The backyard of my daughter’s new home is about the size of her welcome mat out front. Today’s backyards can’t compare with those of my home town of San Lorenzo. Ours was a mass of dirt and weeds, but to five spirited children, it was whatever our imaginations willed it to become — a battleground for toy soldiers, Wyatt Earp’s O.K. Corral, and sometimes, a ball park with the bases loaded.

Back then, every backyard had an incinerator for burning trash. Our 50-gallon metal drum stood by the back fence, a safe distance from the house.
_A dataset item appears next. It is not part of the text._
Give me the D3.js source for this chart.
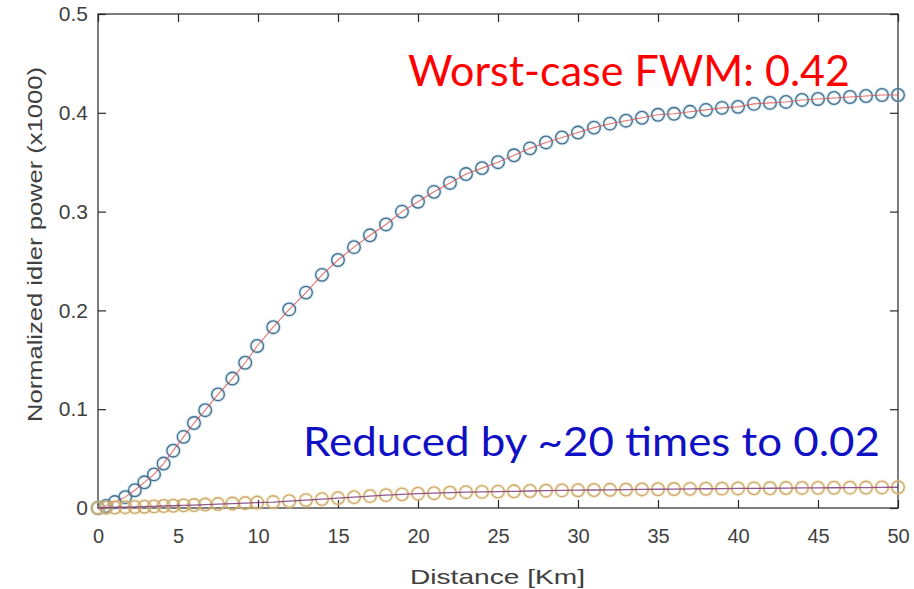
<!DOCTYPE html>
<html>
<head>
<meta charset="utf-8">
<script src="https://cdn.jsdelivr.net/npm/d3@7"></script>
<style>
  body { margin: 0; background: #fff; }
  svg text { font-family: "Liberation Sans", Arial, sans-serif; }
</style>
</head>
<body>
<svg id="chart" width="914" height="589"></svg>
<script>
// distance samples along the fibre (km)
var distance = [0, 0.5, 1.05, 1.7, 2.3, 2.9, 3.5, 4.1, 4.7, 5.35, 6.0, 6.7, 7.5, 8.4, 9.2, 9.95,
    10.95, 11.95, 13, 14, 15, 16, 17, 18, 19, 20, 21, 22, 23, 24, 25, 26, 27, 28, 29, 30,
    31, 32, 33, 34, 35, 36, 37, 38, 39, 40, 41, 42, 43, 44, 45, 46, 47, 48, 49, 50];

// worst case idler power (x1000)
var worstCase = [0, 0.002, 0.006, 0.011, 0.018, 0.026, 0.034, 0.045, 0.058, 0.072, 0.086, 0.099, 0.115, 0.131, 0.147, 0.164,
    0.183, 0.201, 0.218, 0.236, 0.251, 0.264, 0.276, 0.287, 0.300, 0.310, 0.320, 0.329, 0.338, 0.344, 0.350, 0.357, 0.364, 0.370, 0.375, 0.380,
    0.385, 0.389, 0.392, 0.395, 0.398, 0.399, 0.401, 0.403, 0.405, 0.406, 0.409, 0.410, 0.411, 0.413, 0.414, 0.415, 0.416, 0.417, 0.418, 0.418];

// reduced idler power (x1000)
var reduced = [0, 0.0003, 0.0005, 0.0008, 0.001, 0.0013, 0.0016, 0.002, 0.0023, 0.0027, 0.003, 0.0035, 0.004, 0.0045, 0.005, 0.0055,
    0.006, 0.007, 0.008, 0.009, 0.010, 0.011, 0.012, 0.013, 0.0138, 0.0145, 0.015, 0.0155, 0.016, 0.0163, 0.0166, 0.0169, 0.0172, 0.0175, 0.0178, 0.018,
    0.0182, 0.0184, 0.0186, 0.0188, 0.019, 0.0192, 0.0194, 0.0195, 0.0196, 0.0198, 0.0199, 0.020, 0.0202, 0.0203, 0.0204, 0.0205, 0.0206, 0.0207, 0.0208, 0.021];

var xTicks = [0, 5, 10, 15, 20, 25, 30, 35, 40, 45, 50];
var yTicks = [0, 0.1, 0.2, 0.3, 0.4, 0.5];

var svg = d3.select("#chart");
var plotLeft = 98, plotRight = 898, plotTop = 14, plotBottom = 508;

var x = d3.scaleLinear().domain([0, 50]).range([plotLeft, plotRight]);
var y = d3.scaleLinear().domain([0, 0.5]).range([plotBottom, plotTop]);

var axisColor = "#262626";
var labelColor = "#404040";

// box
svg.append("rect")
    .attr("x", plotLeft).attr("y", plotTop)
    .attr("width", plotRight - plotLeft).attr("height", plotBottom - plotTop)
    .attr("fill", "#fff").attr("stroke", axisColor).attr("stroke-width", 1.2);

// axes, ticks pointing inward like matlab
var xAxis = svg.append("g")
    .attr("transform", "translate(0," + plotBottom + ")")
    .call(d3.axisBottom(x).tickValues(xTicks).tickSize(-8).tickPadding(21).tickFormat(d3.format("d")));
var xAxisTop = svg.append("g")
    .attr("transform", "translate(0," + plotTop + ")")
    .call(d3.axisTop(x).tickValues(xTicks).tickSize(-8).tickFormat(""));
var yAxis = svg.append("g")
    .attr("transform", "translate(" + plotLeft + ",0)")
    .call(d3.axisLeft(y).tickValues(yTicks).tickSize(-8).tickPadding(10).tickFormat(function(d) { return d === 0 ? "0" : d3.format(".1f")(d); }));
var yAxisRight = svg.append("g")
    .attr("transform", "translate(" + plotRight + ",0)")
    .call(d3.axisRight(y).tickValues(yTicks).tickSize(-8).tickFormat(""));

[xAxis, xAxisTop, yAxis, yAxisRight].forEach(function(g) {
    g.select(".domain").remove();
    g.selectAll(".tick line").attr("stroke", axisColor).attr("stroke-width", 1.2);
    g.selectAll(".tick text")
        .attr("fill", labelColor)
        .style("font-size", "20px")
        .style("font-family", "'Liberation Sans', Arial, sans-serif");
});
yAxis.selectAll(".tick text").style("font-size", "21px");

// curves
var line = d3.line()
    .x(function(d) { return x(d[0]); })
    .y(function(d) { return y(d[1]); });

var worstPts = distance.map(function(d, i) { return [d, worstCase[i]]; });
var reducedPts = distance.map(function(d, i) { return [d, reduced[i]]; });

function markers(pts, color, halo) {
    var g = svg.append("g");
    g.selectAll("circle.halo")
        .data(pts).enter().append("circle")
        .attr("cx", function(d) { return x(d[0]); })
        .attr("cy", function(d) { return y(d[1]); })
        .attr("r", 6.3)
        .attr("fill", "none")
        .attr("stroke", halo)
        .attr("stroke-width", 3.5)
        .attr("stroke-opacity", 0.35);
    g.selectAll("circle.mark")
        .data(pts).enter().append("circle")
        .attr("cx", function(d) { return x(d[0]); })
        .attr("cy", function(d) { return y(d[1]); })
        .attr("r", 6.3)
        .attr("fill", "none")
        .attr("stroke", color)
        .attr("stroke-width", 1.3);
}

markers(worstPts, "#4a6c84", "#7fc4e8");
svg.append("path").datum(worstPts)
    .attr("d", line).attr("fill", "none")
    .attr("stroke", "#d9534f").attr("stroke-width", 1.1).attr("stroke-opacity", 0.8);

markers(reducedPts, "#c9a877", "#f2d27a");
svg.append("path").datum(reducedPts)
    .attr("d", line).attr("fill", "none")
    .attr("stroke", "#7e3b7f").attr("stroke-width", 1.3).attr("stroke-opacity", 0.85);

// axis titles
svg.append("text")
    .attr("x", 410).attr("y", 584)
    .attr("textLength", 175).attr("lengthAdjust", "spacingAndGlyphs")
    .attr("fill", labelColor)
    .style("font-size", "21px")
    .text("Distance [Km]");

svg.append("text")
    .attr("transform", "translate(42,422) rotate(-90)")
    .attr("textLength", 355).attr("lengthAdjust", "spacingAndGlyphs")
    .attr("fill", labelColor)
    .style("font-size", "21px")
    .text("Normalized idler power (x1000)");

// annotations
svg.append("text")
    .attr("x", 408).attr("y", 86)
    .attr("fill", "#ff0000")
    .attr("textLength", 442).attr("lengthAdjust", "spacingAndGlyphs")
    .style("font-family", "Lato, 'Open Sans', sans-serif")
    .style("font-size", "42px")
    .text("Worst-case FWM: 0.42");

svg.append("text")
    .attr("x", 303).attr("y", 456)
    .attr("fill", "#1010c4")
    .attr("textLength", 577).attr("lengthAdjust", "spacingAndGlyphs")
    .style("font-family", "Lato, 'Open Sans', sans-serif")
    .style("font-size", "41px")
    .text("Reduced by ~20 times to 0.02");
</script>
</body>
</html>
With four mischievous boys in the family, it was inevitable that the fence would soon end up as firewood.

The yard also boasted a metal swing set, which, when new, sported a shiny slide and swings. By the time my older brothers had outgrown it, the slide and swings were history, its bent framework being held together by rust – but I didn’t care. I would sit for hours on the crossbars of that forlorn swing set, watching as small bi-planes flew overhead from the nearby airport.

Years later, while readying the house for sale, we began the task of clearing the backyard. Beneath the overgrown shrubbery, evidence of our childhood could still be found. Discovered buried under the debris were the discarded toy soldiers, rusted cap guns, glass marbles, and even a few stray baseballs that had escaped being hit over the neighbor’s fence.

My grandchildren have a backyard the size of a welcome mat. They don’t draw circles in the dirt to play marbles, pile up mounds of earth to form blockades for toy army men, and will probably never know the joy of sitting on a rusted swing set watching a bi-plane fly overhead.